President and CEO since 1984, Scott McCormick announced his resignation on Aug. 20, 2010, and posted the following message to his Facebook page the next day: “… it is with guarded feelings that I share with you effective yesterday, I have resigned my position as Pres. & CEO, and board member, of Music for All effective immediately. For those of you who know me well, this has been very far from an easy decision. I wish the organization, that I built, along with a very capable and talented group of associates through the years, all the best. And to all of you who have made me who I am today, I say thank you and look forward to our paths crossing very soon. I wish the young people and teachers who I have had the honor and privilege to serve over the years, the very best and hope you will stay in touch.”
McCormick would not comment on the reasons for his resignation but said regarding his future: “I absolutely want to stay in the music industry and would love to stay in music education, and I’m just investigating my options right now.” Eric L. Martin, who has worked with MFA for the last 14 years as chief operating officer and associate executive director, has been named the new president and CEO. Martin says he is fully dedicated to MFA’s mission: “to create, provide and expand positively life-changing experiences through music for all.”
“We will truly focus on the biggest goal for this organization: that Music for All will be more than an organization, it will be an institution,” Martin says. “People will come and go, including me, but the mission itself must survive, and it must grow and thrive regardless of the leadership.”

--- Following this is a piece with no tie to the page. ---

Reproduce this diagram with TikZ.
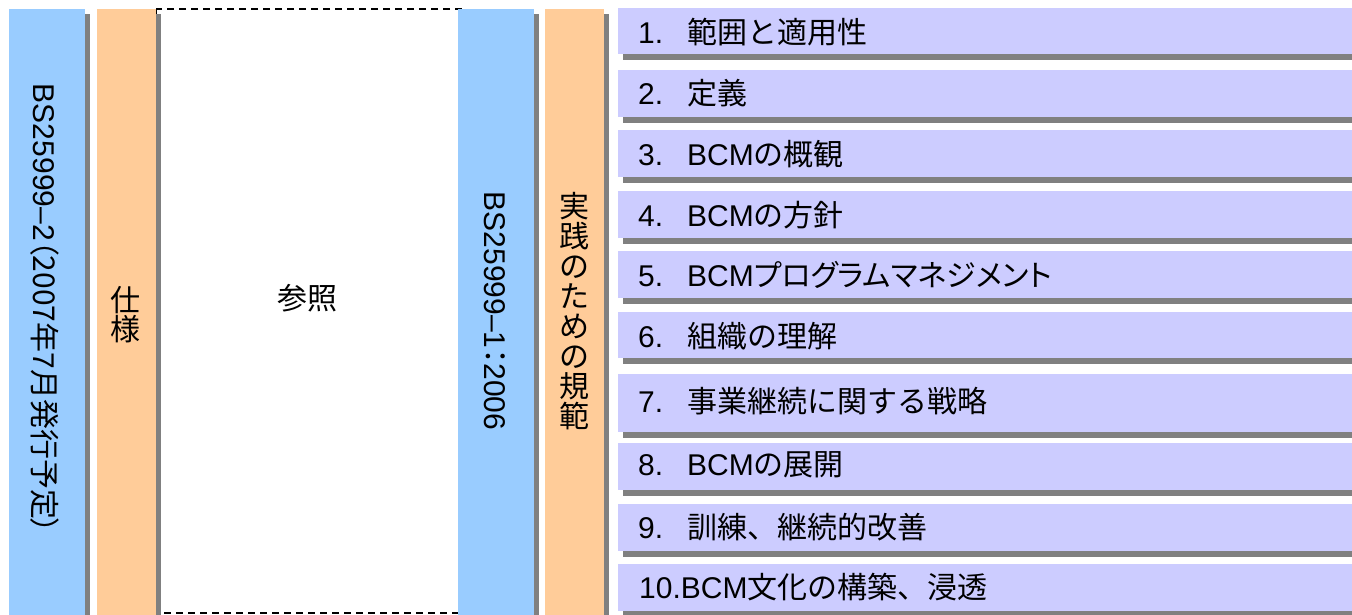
\documentclass[tikz,border=0pt]{standalone}
\usepackage{fontspec}
\setmainfont{Liberation Sans}
\newfontfamily\jp{Noto Sans CJK JP}
\newfontfamily\jpp[RawFeature=+palt]{Noto Sans CJK JP}
\usetikzlibrary{shadows}
\definecolor{colblue}{HTML}{99CCFF}
\definecolor{colorange}{HTML}{FFCC99}
\definecolor{itemfill}{HTML}{CCCCFF}
\definecolor{shadowgray}{HTML}{808080}
\tikzset{
  shad/.style={drop shadow={shadow xshift=5pt,shadow yshift=-5pt,fill=shadowgray,opacity=1}},
  colbox/.style={shad, draw=none, inner sep=0pt, minimum height=612pt, anchor=north west},
  itembox/.style={drop shadow={shadow xshift=5pt,shadow yshift=-6pt,fill=shadowgray,opacity=1},
    fill=itemfill, draw=none, inner sep=0pt, minimum width=745pt, anchor=north west},
  txt/.style={font=\fontsize{30}{30}\selectfont, inner sep=0pt},
  lbl/.style={txt, anchor=base west},
  refbox/.style={draw=black, line width=1.3pt, dash pattern=on 7pt off 5pt},
}
\begin{document}
\begin{tikzpicture}[x=1pt,y=-1pt]
\useasboundingbox (0,0) rectangle (1352,614);
\clip (0,0) rectangle (1352,614);
% dashed reference frame (its sides lie under the columns)
\draw[refbox] (156,9) rectangle (461,613);
\node[txt] (ref) at (307,298) {\jp 参照};
% columns
\node[colbox, fill=colblue, minimum width=76pt] (c1) at (9,9) {};
\node[colbox, fill=colorange, minimum width=59pt] (c2) at (97,9) {};
\node[colbox, fill=colblue, minimum width=76pt] (c3) at (458,9) {};
\node[colbox, fill=colorange, minimum width=59pt] (c4) at (545,9) {};
\node[txt, rotate=-90] (c1t) at (45,309) {BS25999–2{\jpp （2007年}7{\jpp 月発行予定）}};
\node[txt, align=center] (c2t) at (125,315) {\jp 仕\\[-1pt]\jp 様};
\node[txt, rotate=-90] (c3t) at (495,311) {BS25999–1{\jpp ：}2006};
\node[txt, align=center] (c4t) at (574.5,311) {\jp 実\\\jp 践\\\jp の\\\jp た\\\jp め\\\jp の\\\jp 規\\\jp 範};
% item boxes
\node[itembox, minimum height=46pt] (b1) at (618,8) {};
\node[itembox, minimum height=47pt] (b2) at (618,70) {};
\node[itembox, minimum height=47pt] (b3) at (618,130) {};
\node[itembox, minimum height=47pt] (b4) at (618,191) {};
\node[itembox, minimum height=47pt] (b5) at (618,251) {};
\node[itembox, minimum height=46pt] (b6) at (618,312) {};
\node[itembox, minimum height=58pt] (b7) at (618,374) {};
\node[itembox, minimum height=47pt] (b8) at (618,443) {};
\node[itembox, minimum height=47pt] (b9) at (618,504) {};
\node[itembox, minimum height=47pt] (b10) at (618,564) {};
% item labels
\node[lbl] (n1) at (638,43) {1.};
\node[lbl] (t1) at (687,43) {\jp 範囲と適用性};
\node[lbl] (n2) at (638,104) {2.};
\node[lbl] (t2) at (687,104) {\jp 定義};
\node[lbl] (n3) at (638,165) {3.};
\node[lbl] (t3) at (687,165) {BCM{\jp の概観}};
\node[lbl] (n4) at (638,226) {4.};
\node[lbl] (t4) at (687,226) {BCM{\jp の方針}};
\node[lbl] (n5) at (638,286) {5.};
\node[lbl] (t5) at (687,286) {BCM{\jpp プログラムマネジメント}};
\node[lbl] (n6) at (638,347) {6.};
\node[lbl] (t6) at (687,347) {\jp 組織の理解};
\node[lbl] (n7) at (638,412) {7.};
\node[lbl] (t7) at (687,412) {\jp 事業継続に関する戦略};
\node[lbl] (n8) at (638,475) {8.};
\node[lbl] (t8) at (687,475) {BCM{\jp の展開}};
\node[lbl] (n9) at (638,538) {9.};
\node[lbl] (t9) at (687,538) {\jp 訓練、継続的改善};
\node[lbl] (t10) at (639,598) {10.BCM{\jp 文化の構築、浸透}};
\end{tikzpicture}
\end{document}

MFA also announced that its annual Summer Symposium, a summer camp for instrumental music students and teachers, will relocate to Ball State University in Muncie, Ind., after being at Illinois State University since 1992. This move brings the symposium closer to MFA’s headquarters in Indianapolis; MFA had moved from Chicago in 2003.
And great news for all bands competing in MFA’s Bands of America (BOA) Grand Nationals. Starting with the 2010 champion for the 2012 parade, the Grand Nationals winner will receive an automatic invitation to march in the Tournament of Roses Parade.
“We will get one of the top bands in the U.S. in our parade without doing much other than being there to give them the invitation,” says Richard Jackson, president-elect of the 2012 Tournament of Roses Parade. “This is the first time we’ve done anything like this on a national scale.”
BOA/MFA and the Tournament of Roses have previously worked together to bring the BOA Honor Band to the parade. This partnership also helps the Tournament of Roses with its new initiative to incorporate bands that do more than just march in traditional parade formats.
“We’re asking our bands to be more entertaining while still staying traditional,” Jackson says. “We have the concept of a moving box, but the band itself can countermarch and do other things as long as their overall box is moving down the parade route. We think the bands of today can rise to the challenge of creating state-of-the-art 20th century entertainment.”